┌──

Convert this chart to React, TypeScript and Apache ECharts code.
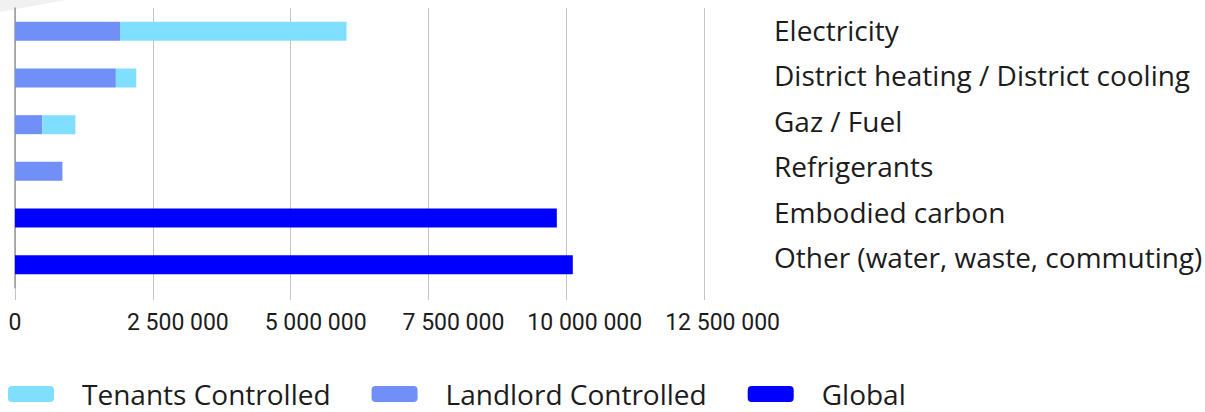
import React, { useEffect, useRef } from "react";
import * as echarts from "echarts";

const categories = [
  "Electricity",
  "District heating / District cooling",
  "Gaz / Fuel",
  "Refrigerants",
  "Embodied carbon",
  "Other (water, waste, commuting)",
];
const landlordControlled = [1905000, 1830000, 496000, 860000, 0, 0];
const tenantsControlled = [4110000, 370000, 600000, 0, 0, 0];
const globalValues = [0, 0, 0, 0, 9830000, 10120000];
const xTicks = [0, 2500000, 5000000, 7500000, 10000000, 12500000];

const FONT = "Roboto";
const WIDE_FONT = "'Open Sans'";
const TEXT = "#1c1c1c";

function fmt(v: number): string {
  return String(Math.round(v)).replace(/\B(?=(\d{3})+(?!\d))/g, " ");
}

export default function App() {
  const ref = useRef<HTMLDivElement>(null);
  useEffect(() => {
    document.body.style.margin = "0";
    if (!ref.current) return;
    const chart = echarts.init(ref.current, null, { renderer: "svg" });
    chart.setOption({
      animation: false,
      backgroundColor: "#ffffff",
      textStyle: { fontFamily: FONT },
      graphic: [
        {
          type: "polygon",
          shape: { points: [[0, 0], [66, 0], [0, 12]] },
          style: { fill: "#f1f1f1" },
          z: -1,
        },
      ],
      grid: [
        {
          left: 15,
          top: 8,
          width: 689,
          height: 280,
          containLabel: false,
          outerBoundsMode: "none",
        },
        {
          left: 15,
          top: 7,
          width: 689,
          height: 273,
          containLabel: false,
          outerBoundsMode: "none",
        },
      ],
      legend: {
        left: 8,
        top: 380,
        padding: 0,
        icon: "roundRect",
        itemWidth: 46,
        itemHeight: 16,
        itemGap: 41,
        data: ["Tenants Controlled", "Landlord Controlled", "Global"],
        textStyle: {
          fontSize: 28,
          color: TEXT,
          fontFamily: WIDE_FONT,
          padding: [0, 0, 0, 23],
        },
      },
      xAxis: [
        {
          type: "value",
          gridIndex: 0,
          min: xTicks[0],
          max: xTicks[xTicks.length - 1],
          interval: xTicks[1] - xTicks[0],
          axisLine: { show: false },
          axisTick: {
            show: true,
            length: 12,
            lineStyle: { color: "#c4c4c4", width: 1 },
          },
          splitLine: { show: true, lineStyle: { color: "#c4c4c4", width: 1 } },
          axisLabel: {
            margin: 23,
            formatter: (v: number) => (v === 0 ? "{z|0}" : "{v|" + fmt(v) + "}"),
            rich: {
              v: { width: 152, align: "right", fontSize: 23, color: TEXT, fontFamily: FONT },
              z: { fontSize: 23, color: TEXT, fontFamily: FONT },
            },
          },
        },
        {
          type: "value",
          gridIndex: 1,
          show: false,
          min: xTicks[0],
          max: xTicks[xTicks.length - 1],
        },
      ],
      yAxis: [
        {
          type: "category",
          gridIndex: 0,
          data: categories,
          inverse: true,
          position: "left",
          axisLine: { show: true, lineStyle: { color: "#9a9a9a", width: 1.5 } },
          axisTick: { show: false },
          axisLabel: { show: false },
          splitLine: { show: false },
        },
        {
          type: "category",
          gridIndex: 1,
          data: categories,
          inverse: true,
          position: "right",
          axisLine: { show: false },
          axisTick: { show: false },
          splitLine: { show: false },
          axisLabel: {
            margin: 70,
            align: "left",
            fontSize: 28,
            color: TEXT,
            fontFamily: WIDE_FONT,
          },
        },
      ],
      series: [
        {
          name: "Landlord Controlled",
          type: "bar",
          stack: "total",
          xAxisIndex: 0,
          yAxisIndex: 0,
          barWidth: 19,
          itemStyle: { color: "#7090f8" },
          data: landlordControlled,
        },
        {
          name: "Tenants Controlled",
          type: "bar",
          stack: "total",
          xAxisIndex: 0,
          yAxisIndex: 0,
          barWidth: 19,
          itemStyle: { color: "#80dfff" },
          data: tenantsControlled,
        },
        {
          name: "Global",
          type: "bar",
          stack: "total",
          xAxisIndex: 0,
          yAxisIndex: 0,
          barWidth: 19,
          itemStyle: { color: "#0000ff" },
          data: globalValues,
        },
      ],
    });
    return () => chart.dispose();
  }, []);
  return <div ref={ref} style={{ width: 1205, height: 412 }} />;
}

└──

*Problem to work on:*
Return only the lines running from the top of the data to the line that holds "import * as". Include both of those lines, but skip the pictures.

*Exercise answer:*
Convert this chart to React, TypeScript and Apache ECharts code.
import React, { useEffect, useRef } from "react";
import * as echarts from "echarts";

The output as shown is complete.